3 Leçon politique: des précédents à éviter

En décidant d’abord – avant de se rétracter – de taxer les dépôts bancaires en deçà du montant de 100 000 € auquel ils sont normalement garantis, l’Union européenne a trahi la confiance des épargnants européens. Un dangereux précédent pour la crédibilité politique des décideurs européens, selon l’économiste Nicolas Véron : « Dans les futurs épisodes de crises, les ménages vont se montrer déstabilisés dans leur comportement si l’assurance couvrant les dépôts n’est pas profondément réformée au niveau européen. »

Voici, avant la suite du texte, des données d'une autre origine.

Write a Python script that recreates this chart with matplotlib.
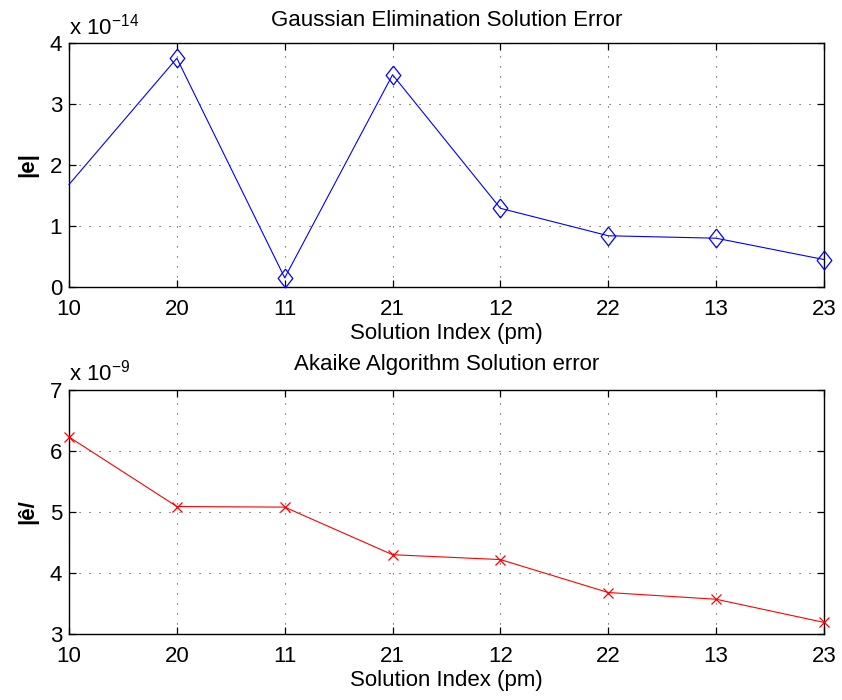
import matplotlib
matplotlib.use("Agg")
import matplotlib.pyplot as plt
import numpy as np

plt.rcParams['font.family'] = ['Liberation Sans', 'DejaVu Sans']
plt.rcParams['mathtext.fontset'] = 'custom'
plt.rcParams['mathtext.rm'] = 'Liberation Sans'
plt.rcParams['mathtext.it'] = 'Liberation Sans:italic'
plt.rcParams['mathtext.bf'] = 'Liberation Sans:bold'

tick_labels = ['10', '20', '11', '21', '12', '22', '13', '23']
gauss_err = [1.68, 3.75, 0.15, 3.48, 1.29, 0.84, 0.80, 0.45]   # x 1e-14
akaike_err = [6.23, 5.09, 5.08, 4.30, 4.22, 3.68, 3.57, 3.19]  # x 1e-9

x = np.arange(1, len(tick_labels) + 1)

fig = plt.figure(figsize=(8.42, 7.0), dpi=100)
W, H = 842, 700
ax1 = fig.add_axes([69 / W, 1 - 287 / H, (824 - 69) / W, (287 - 43) / H])
ax2 = fig.add_axes([69 / W, 1 - 634 / H, (824 - 69) / W, (634 - 390) / H])
AXH = 287 - 43

fs = 16
diamond = [(0, 1), (0.78, 0), (0, -1), (-0.78, 0), (0, 1)]

ax1.plot(x, gauss_err, color='blue', lw=0.8, marker=diamond, markersize=13.5,
         markerfacecolor='none', markeredgecolor='blue', markeredgewidth=0.9,
         markevery=list(range(1, len(x))), clip_on=False, zorder=3)
ax1.set_ylim(0, 4)
ax1.set_yticks([0, 1, 2, 3, 4])
ax1.set_title('Gaussian Elimination Solution Error', fontsize=fs, pad=12)
ax1.set_ylabel('|e|', fontsize=fs, fontweight='bold', labelpad=8.5)
ax1.text(0, 1 + 9 / AXH, r'x 10$^{-14}$', transform=ax1.transAxes, fontsize=fs,
         ha='left', va='baseline')

ax2.plot(x, akaike_err, color='red', lw=0.8, marker='x', markersize=7,
         markeredgewidth=0.9, clip_on=False, zorder=3)
ax2.set_ylim(3, 7)
ax2.set_yticks([3, 4, 5, 6, 7])
ax2.set_title('Akaike Algorithm Solution error', fontsize=fs, pad=14.5)
ax2.set_ylabel('|ê/', fontsize=fs, fontweight='bold', labelpad=8.5)
ax2.text(0, 1 + 10 / AXH, r'x 10$^{-9}$', transform=ax2.transAxes, fontsize=fs,
         ha='left', va='baseline')

for ax in (ax1, ax2):
    ax.set_xlim(1, len(x))
    ax.set_xticks(x)
    ax.set_xticklabels(tick_labels)
    ax.set_xlabel('Solution Index (pm)', fontsize=fs, labelpad=2)
    ax.tick_params(direction='in', top=True, right=True, labelsize=fs,
                   length=5, width=0.9)
    ax.tick_params(axis='x', pad=9)
    ax.tick_params(axis='y', pad=5)
    ax.grid(True, color='black', linestyle=(0, (1, 8)), linewidth=0.8, alpha=0.75)
    for s in ax.spines.values():
        s.set_linewidth(1.0)

fig.savefig('out.png', dpi=100)
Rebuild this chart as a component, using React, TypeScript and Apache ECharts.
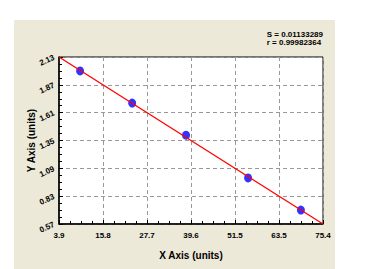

En revanche, en volant coûte que coûte au secours de Chypre, les dirigeants européens ont montré leur priorité de ne pas laisser un pays quitter la zone euro, ce qui aurait provoqué, le cas échéant, un précédent autrement plus dangereux politiquement. Les économies fragilisées de l’union monétaire, de la Grèce à l’Irlande, en auraient fait les frais.